The crash was due to a kernel paging error at a memory address ~14MB before the end of our swapfile. What's odd about this is that there's essentially no way in hell there could be a bad sector on this drive... It's a Quantum Atlas 10K, after all. It was Vahman's main system drive until he got an Atlask 10K-II. In other words, it's thoroughly tested. Nevertheless, I have done exhaustive tests on the drive and swap partition to ensure that it is (and it IS) in perfect condition. I found out today (by RTFM'ing) that Enhanced Real Time Clock Support is more-or-less required for safe multi-processor operation. I recompiled the kernel and now we're just waitin' for it. Now, realistically, I shouldn't even worry about swap space on a Dual Xeon database server that's only using 9.8MB RAM anyways. I've never seen it above 11MB in use.
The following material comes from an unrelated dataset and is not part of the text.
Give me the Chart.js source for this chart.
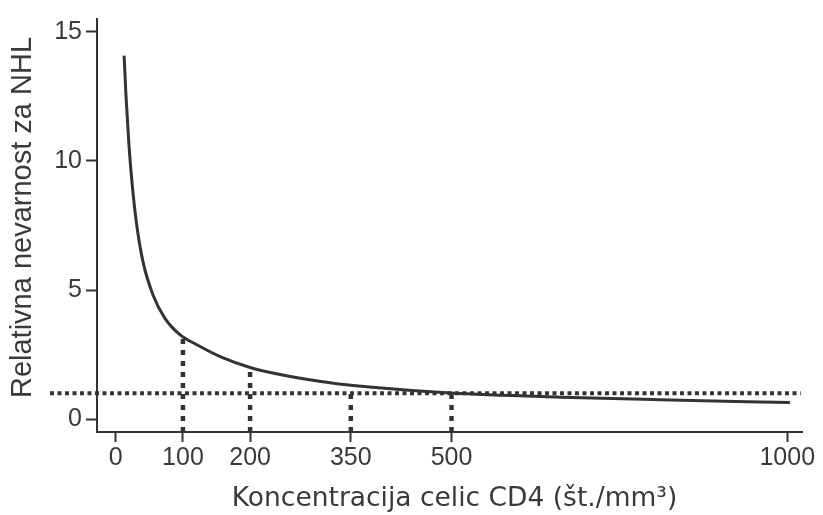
<!DOCTYPE html>
<html>
<head>
<meta charset="utf-8">
<script src="https://cdn.jsdelivr.net/npm/chart.js@4/dist/chart.umd.min.js"></script>
<style>
  html, body { margin: 0; padding: 0; background: #ffffff; }
  #wrap { width: 823px; height: 515px; position: relative; }
</style>
</head>
<body>
<div id="wrap"><canvas id="c" width="823" height="515"></canvas></div>
<script>
// ---- data ----
const cd4 = [12.4, 15.1, 19.5, 24.3, 30.8, 40.7, 55.6, 73, 95.4, 120, 159, 200, 254, 319, 378, 498, 662, 811, 1004];
const relRisk = [14.08, 12.56, 10.65, 9.12, 7.59, 6.07, 4.8, 3.91, 3.27, 2.89, 2.38, 2.0, 1.68, 1.41, 1.24, 1.01, 0.85, 0.75, 0.64];
const xTicks = [0, 100, 200, 350, 500, 1000];
const yTicks = [0, 5, 10, 15];
const refX = [100, 200, 350, 500];          // vertical dotted markers
const refTop = [3.1, 1.95, 1.0, 1.0];       // their heights
const refLevel = 1;                          // horizontal dotted line (RR = 1)
const refLineX = [-98, 1020];                // extent of the horizontal dotted line
const xRange = [-28, 1022];
const yRange = [-0.5, 15.5];
const xTitle = 'Koncentracija celic CD4 (št./mm³)';
const yTitle = 'Relativna nevarnost za NHL';

const ink = '#333333';
const textInk = '#3a3a3a';

const datasets = [];
datasets.push({
  data: cd4.map((x, i) => ({ x: x, y: relRisk[i] })),
  borderColor: ink,
  borderWidth: 3,
  pointRadius: 0,
  cubicInterpolationMode: 'monotone',
  fill: false
});
datasets.push({
  data: refLineX.map(x => ({ x: x, y: refLevel })),
  borderColor: ink,
  borderWidth: 4,
  borderDash: [4, 3.5],
  borderCapStyle: 'butt',
  pointRadius: 0,
  clip: false,
  fill: false
});
refX.forEach((x, i) => {
  datasets.push({
    data: [{ x: x, y: yRange[0] }, { x: x, y: refTop[i] }],
    borderColor: ink,
    borderWidth: 4.5,
    borderDash: [5, 6],
    borderCapStyle: 'butt',
    pointRadius: 0,
    clip: false,
    fill: false
  });
});

// shift an axis title by a few pixels (layout tweak)
function shiftTitle(dx, dy) {
  return s => {
    if (s._shifted) return;
    s._shifted = true;
    const orig = s.drawTitle;
    s.drawTitle = function () {
      const ctx = this.ctx;
      ctx.save();
      ctx.translate(dx, dy);
      orig.apply(this, arguments);
      ctx.restore();
    };
  };
}

new Chart(document.getElementById('c'), {
  type: 'line',
  data: { datasets: datasets },
  options: {
    responsive: false,
    animation: false,
    events: [],
    layout: { padding: { top: 12, right: 21, left: 0, bottom: 0 } },
    plugins: { legend: { display: false }, tooltip: { enabled: false } },
    scales: {
      x: {
        type: 'linear',
        min: xRange[0],
        max: xRange[1],
        afterBuildTicks: s => { s.ticks = xTicks.map(v => ({ value: v })); },
        afterFit: s => { s.height = 83; },
        afterUpdate: shiftTitle(5, 0),
        border: { display: true, color: ink, width: 2 },
        grid: { drawOnChartArea: false, drawTicks: true, tickLength: 10, tickWidth: 2, color: ink },
        ticks: {
          autoSkip: false, maxRotation: 0, padding: 1, color: textInk,
          font: { family: '"Liberation Sans", Arial, sans-serif', size: 25 },
          callback: v => String(v)
        },
        title: {
          display: true, text: xTitle, color: textInk,
          font: { family: '"DejaVu Sans", sans-serif', size: 26.5 },
          padding: { top: 0, bottom: 0 }
        }
      },
      y: {
        type: 'linear',
        min: yRange[0],
        max: yRange[1],
        afterBuildTicks: s => { s.ticks = yTicks.map(v => ({ value: v })); },
        afterFit: s => { s.width = 97; },
        afterUpdate: shiftTitle(0, -8),
        border: { display: true, color: ink, width: 2 },
        grid: { drawOnChartArea: false, drawTicks: true, tickLength: 11, tickWidth: 2, color: ink },
        ticks: {
          autoSkip: false, padding: 4, color: textInk,
          font: { family: '"Liberation Sans", Arial, sans-serif', size: 25 },
          callback: v => String(v)
        },
        title: {
          display: true, text: yTitle, color: textInk,
          font: { family: '"Liberation Sans", Arial, sans-serif', size: 29 },
          padding: { top: 6, bottom: 0 }
        }
      }
    }
  }
});
</script>
</body>
</html>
That's all I have to say when some jackass recommends I run MS SQL server on NT. :) It's all about efficiency. I don't know why I'm even really making all this info public, other than the fact that I like it when service providers are honest with me. Now I'm honest with you, so I hope you like it. :) Once the DB server is stable without crashing for 2-3 weeks, we'll open up database access to users that want it (and have a decent use for it). If you want to make an SQL-driven CGI chat system, I'll choke you till you're pale blue. :) |